The Big Sick is a delightful heartwarming original romance and the
perfect antidote for the current fearful intolerant times threatening to
separate people from various backgrounds instead of uniting them which will
resonate with many filmgoers.
Kumail Nanjiani, a TV actor on HBO’s Silicon Valley, plays himself in 2007 when he was a struggling
comedian and dating his white Christian girlfriend Emily V. Gordon (played by
Zoe Kazan) who he met as a grad student at the comedy club in Chicago during
one of his standup routines and is based on their real-life romance.
Kumail dreams of making it big as a stand-up comic and actor
in Chicago. He practices his cultural brand of comedy at a small comedy club by
night and works as an Uber driver by day. His parents are devout Muslim Pakistani
Americans who are busy trying to match him up with a steady array of Pakistani
American girls who keep dropping by the house whenever he comes over for dinner.
Yes visions of Meet the Patels (2015)
and Punchline (1988) come to mind.
What Kumail is hiding from his parents is that he enjoys his
American lifestyle and is not interested in their cultural tradition of arranged
marriages. He just wants to be like other normal American guys his age, but he
can’t tell his girlfriend what his parents are expecting of him for fear of
losing her, his parents, or both.
Kumail and Emily have a charming playful chemistry together and
we enjoy watching their courtship flourish. But when the two are at a stage in
the relationship where Emily wants to meet his parents and for him to meet
hers, Kumail tries to stall while he figures out how to explain his family
situation. When she eventually finds out on her own, she’s heartbroken, accusing
him of lying to her and bitterly breaks up with him.
After the abrupt breakup they go their separate ways and
Kumail goes back to his old life of dating random girls he meets at the comedy
club. But it so happens that this time fate steps in to give them both a reality
check that will make them see each other in a whole new light and bring them
back together in a most unusual way.
Like a classic Bollywood musical where our hero couple, after
a magical courtship, suddenly separate during an angry disagreement, and then unexpectedly
find themselves drawn back together after a big tragic event, so Kumail and
Emily are reunited during a traumatic medical crisis when fate strikes a tragic
blow.
At this point The Big
Sick turns into an emotional hospital nightmare with hilarious awkward moments
when Kumail rushes to Emily’s bedside after he discovers that she has fallen
ill with a mysterious infection. He eventually finds himself face to face with
Emily’s parents who know all about what has happened between him and their
daughter and are none too happy to see him.
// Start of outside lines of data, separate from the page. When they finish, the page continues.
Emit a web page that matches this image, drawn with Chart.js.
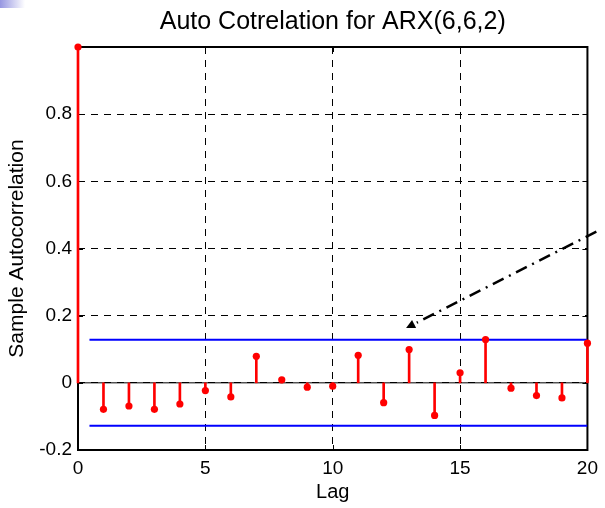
<!DOCTYPE html>
<html>
<head>
<meta charset="utf-8">
<script src="https://cdn.jsdelivr.net/npm/chart.js@4"></script>
<style>
  body { margin: 0; background: #fff; }
  #wrap { position: relative; width: 605px; height: 508px; }
  #corner { position: absolute; left: 0; top: 0; width: 25px; height: 8px;
            background: linear-gradient(to right, rgb(150,150,225), #fff); }
</style>
</head>
<body>
<div id="wrap">
  <canvas id="acf" width="605" height="508"></canvas>
  <div id="corner"></div>
</div>
<script>
const lags = [0, 1, 2, 3, 4, 5, 6, 7, 8, 9, 10, 11, 12, 13, 14, 15, 16, 17, 18, 19, 20];
const acf = [1.0, -0.079, -0.069, -0.079, -0.063, -0.023, -0.042, 0.079, 0.009, -0.013, -0.010,
             0.082, -0.059, 0.099, -0.097, 0.030, 0.129, -0.016, -0.038, -0.045, 0.118];
const boundLags = [0.45, 20];
const upperBound = [0.128, 0.128];
const lowerBound = [-0.128, -0.128];
const baseLags = [0, 20];
const baseValues = [0, 0];
// dash-dot arrow, [lag, value]
const arrowFrom = [20.35, 0.45];
const arrowTo = [12.88, 0.163];

const pts = (xs, ys) => xs.map((v, i) => ({ x: v, y: ys[i] }));

// MATLAB-like box with inward ticks; title centred over the axes
const frame = {
  id: 'frame',
  afterLayout(chart) {
    if (chart.titleBlock) {
      chart.titleBlock.left = chart.chartArea.left;
      chart.titleBlock.right = chart.chartArea.right;
    }
  },
  beforeDatasetsDraw(chart) {
    const { ctx, chartArea: a, scales: { x, y } } = chart;
    ctx.save();
    ctx.strokeStyle = '#000';
    ctx.lineWidth = 1;
    ctx.beginPath();
    x.ticks.forEach(t => {
      const px = Math.round(x.getPixelForValue(t.value)) + 0.5;
      ctx.moveTo(px, a.bottom); ctx.lineTo(px, a.bottom - 5);
      ctx.moveTo(px, a.top); ctx.lineTo(px, a.top + 5);
    });
    y.ticks.forEach(t => {
      const py = Math.round(y.getPixelForValue(t.value)) + 0.5;
      ctx.moveTo(a.left, py); ctx.lineTo(a.left + 5, py);
      ctx.moveTo(a.right, py); ctx.lineTo(a.right - 5, py);
    });
    ctx.stroke();
    ctx.lineWidth = 2;
    ctx.strokeRect(a.left, a.top, a.right - a.left, a.bottom - a.top);
    ctx.restore();
  }
};

const arrow = {
  id: 'arrow',
  afterDatasetsDraw(chart) {
    const { ctx, scales: { x, y } } = chart;
    const x0 = x.getPixelForValue(arrowFrom[0]), y0 = y.getPixelForValue(arrowFrom[1]);
    const x1 = x.getPixelForValue(arrowTo[0]), y1 = y.getPixelForValue(arrowTo[1]);
    const ang = Math.atan2(y1 - y0, x1 - x0);
    const c = Math.cos(ang), s = Math.sin(ang);
    const head = 9, half = 4.5;
    ctx.save();
    ctx.strokeStyle = '#000';
    ctx.fillStyle = '#000';
    ctx.lineWidth = 2.5;
    ctx.setLineDash([12, 6, 2, 6]);
    ctx.beginPath();
    ctx.moveTo(x0, y0);
    ctx.lineTo(x1 - (head + 3) * c, y1 - (head + 3) * s);
    ctx.stroke();
    ctx.setLineDash([]);
    ctx.beginPath();
    ctx.moveTo(x1, y1);
    ctx.lineTo(x1 - head * c - half * s, y1 - head * s + half * c);
    ctx.lineTo(x1 - head * c + half * s, y1 - head * s - half * c);
    ctx.closePath();
    ctx.fill();
    ctx.restore();
  }
};

const font = 'Liberation Sans, Arial, Helvetica, sans-serif';

new Chart(document.getElementById('acf'), {
  type: 'scatter',
  data: {
    datasets: [
      {
        type: 'scatter',
        data: pts(lags, acf),
        backgroundColor: 'rgb(255,0,0)',
        borderWidth: 0,
        pointRadius: 3.6,
        clip: false,
        order: 0
      },
      {
        type: 'bar',
        data: pts(lags, acf),
        backgroundColor: 'rgb(255,0,0)',
        borderWidth: 0,
        barThickness: 2,
        clip: false,
        order: 1
      },
      {
        type: 'line',
        data: pts(baseLags, baseValues),
        borderColor: '#000',
        borderWidth: 1,
        pointRadius: 0,
        clip: false,
        order: 2
      },
      {
        type: 'line',
        data: pts(boundLags, upperBound),
        borderColor: 'rgb(0,0,255)',
        borderWidth: 2,
        pointRadius: 0,
        order: 3
      },
      {
        type: 'line',
        data: pts(boundLags, lowerBound),
        borderColor: 'rgb(0,0,255)',
        borderWidth: 2,
        pointRadius: 0,
        order: 3
      }
    ]
  },
  options: {
    responsive: false,
    animation: false,
    layout: { padding: { left: 0, right: 14, top: 0, bottom: 0 } },
    plugins: {
      legend: { display: false },
      tooltip: { enabled: false },
      title: {
        display: true,
        text: 'Auto Cotrelation for ARX(6,6,2)',
        color: '#000',
        font: { family: font, size: 25, weight: 'normal' },
        padding: { top: 7.5, bottom: 9.5 }
      }
    },
    scales: {
      x: {
        type: 'linear',
        min: 0,
        max: 20,
        offset: false,
        afterFit: s => { s.height = 58; },
        ticks: { stepSize: 5, color: '#000', padding: 7, font: { family: font, size: 19 } },
        grid: { color: '#000', lineWidth: 1, drawTicks: false, offset: false },
        border: { display: false, dash: [7, 6] },
        title: { display: true, text: 'Lag', color: '#000', padding: { bottom: 3.5 },
                 font: { family: font, size: 20 } }
      },
      y: {
        type: 'linear',
        min: -0.2,
        max: 1,
        afterFit: s => { s.width = 78; },
        ticks: {
          stepSize: 0.2, color: '#000', padding: 6, font: { family: font, size: 19 },
          callback: v => (v > 0.99 ? '' : String(Math.round(v * 10) / 10))
        },
        grid: { color: '#000', lineWidth: 1, drawTicks: false },
        border: { display: false, dash: [7, 6] },
        title: { display: true, text: 'Sample Autocorrelation', color: '#000', padding: { top: 5 },
                 font: { family: font, size: 21 } }
      }
    }
  },
  plugins: [frame, arrow]
});
</script>
</body>
</html>
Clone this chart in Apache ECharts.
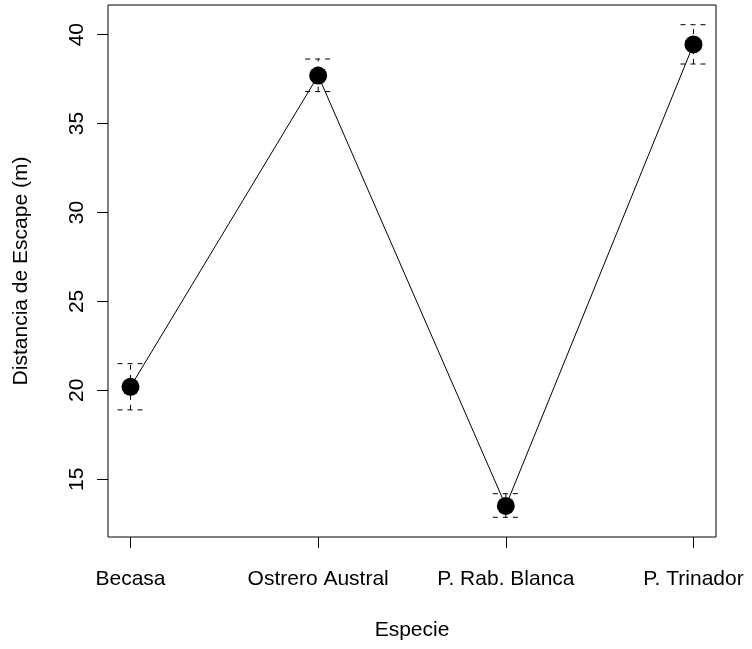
<!DOCTYPE html>
<html>
<head>
<meta charset="utf-8">
<script src="https://cdn.jsdelivr.net/npm/echarts@6/dist/echarts.min.js"></script>
<style>html,body{margin:0;padding:0;background:#fff}#c{width:752px;height:649px}</style>
</head>
<body>
<div id="c"></div>
<script>
const categories = ['Becasa', 'Ostrero Austral', 'P. Rab. Blanca', 'P. Trinador'];
const means = [20.2, 37.7, 13.5, 39.45];
const lowerCI = [18.9, 36.8, 12.86, 38.35];
const upperCI = [21.5, 38.63, 14.19, 40.56];
const yTicks = [15, 20, 25, 30, 35, 40];

const xs = categories.map((c, i) => i + 1);
const lo = Math.min(...lowerCI), hi = Math.max(...upperCI);
const pad = (hi - lo) * 0.04;
const xpad = (xs.length - 1) * 0.04;

const pointData = xs.map((x, i) => [x, means[i]]);
const ciData = xs.map((x, i) => [x, lowerCI[i], upperCI[i]]);

const chart = echarts.init(document.getElementById('c'), null, {renderer: 'canvas'});
const FONT = 'Liberation Sans, Arial, Helvetica, sans-serif';
chart.setOption({
  animation: false,
  backgroundColor: '#fff',
  grid: {left: 108, top: 5, right: 36, bottom: 112, show: true, borderColor: '#000', borderWidth: 1, backgroundColor: 'transparent'},
  xAxis: {
    type: 'value', min: 1 - xpad, max: xs.length + xpad,
    name: 'Especie', nameLocation: 'middle', nameGap: 83,
    nameTextStyle: {fontFamily: FONT, fontSize: 21, color: '#000'},
    axisLine: {show: false},
    splitLine: {show: false},
    axisTick: {show: true, length: 11, lineStyle: {color: '#000', width: 1}, customValues: xs},
    axisLabel: {show: true, margin: 32, fontFamily: FONT, fontSize: 21, color: '#000', customValues: xs,
      formatter: v => categories[Math.round(v) - 1] || ''}
  },
  yAxis: {
    type: 'value', min: lo - pad, max: hi + pad,
    name: 'Distancia de Escape (m)', nameLocation: 'middle', nameGap: 76, nameRotate: 90,
    nameTextStyle: {fontFamily: FONT, fontSize: 21, color: '#000'},
    axisLine: {show: false},
    splitLine: {show: false},
    axisTick: {show: true, length: 11, lineStyle: {color: '#000', width: 1}, customValues: yTicks},
    axisLabel: {show: true, rotate: 90, margin: 20, fontFamily: FONT, fontSize: 21, color: '#000', customValues: yTicks}
  },
  series: [
    {
      type: 'custom',
      data: ciData,
      z: 1,
      renderItem: function (params, api) {
        const x = api.value(0);
        const pLo = api.coord([x, api.value(1)]);
        const pHi = api.coord([x, api.value(2)]);
        const hw = 13;
        const style = {stroke: '#000', lineWidth: 1, lineDash: [5, 5]};
        return {
          type: 'group',
          children: [
            {type: 'line', shape: {x1: pLo[0], y1: pLo[1], x2: pHi[0], y2: pHi[1]}, style: style},
            {type: 'line', shape: {x1: pLo[0] - hw, y1: pLo[1], x2: pLo[0] + hw, y2: pLo[1]}, style: style},
            {type: 'line', shape: {x1: pHi[0] - hw, y1: pHi[1], x2: pHi[0] + hw, y2: pHi[1]}, style: style}
          ]
        };
      }
    },
    {
      type: 'line',
      data: pointData,
      z: 2,
      symbol: 'circle',
      symbolSize: 18,
      itemStyle: {color: '#000'},
      lineStyle: {color: '#000', width: 1}
    }
  ]
});
</script>
</body>
</html>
The situation for Kumail keeps getting more and more bizarre
as we are kept in suspense and stitches with Kumail’s sincere deadpan facial
expressions and dry humor when he’s confronted with serious doctor’s questions
and Emily’s worried parents, played perfectly and honestly by Holly Hunter and
Ray Romano, who are stuck in the hospital together for days while waiting for news
of Emily’s condition.
The Big Sick, which
premiered at Sundance, walks a fine line between comedy and tragedy, touching on
interracial relations, cross-cultural clashes, Islamophobia, and family bonds, resulting
in a big emotional payoff. The film’s significant themes of tolerance,
acceptance and diversity are a welcome trend made more relevant in today’s
tense political environment of Trump’s volatile America.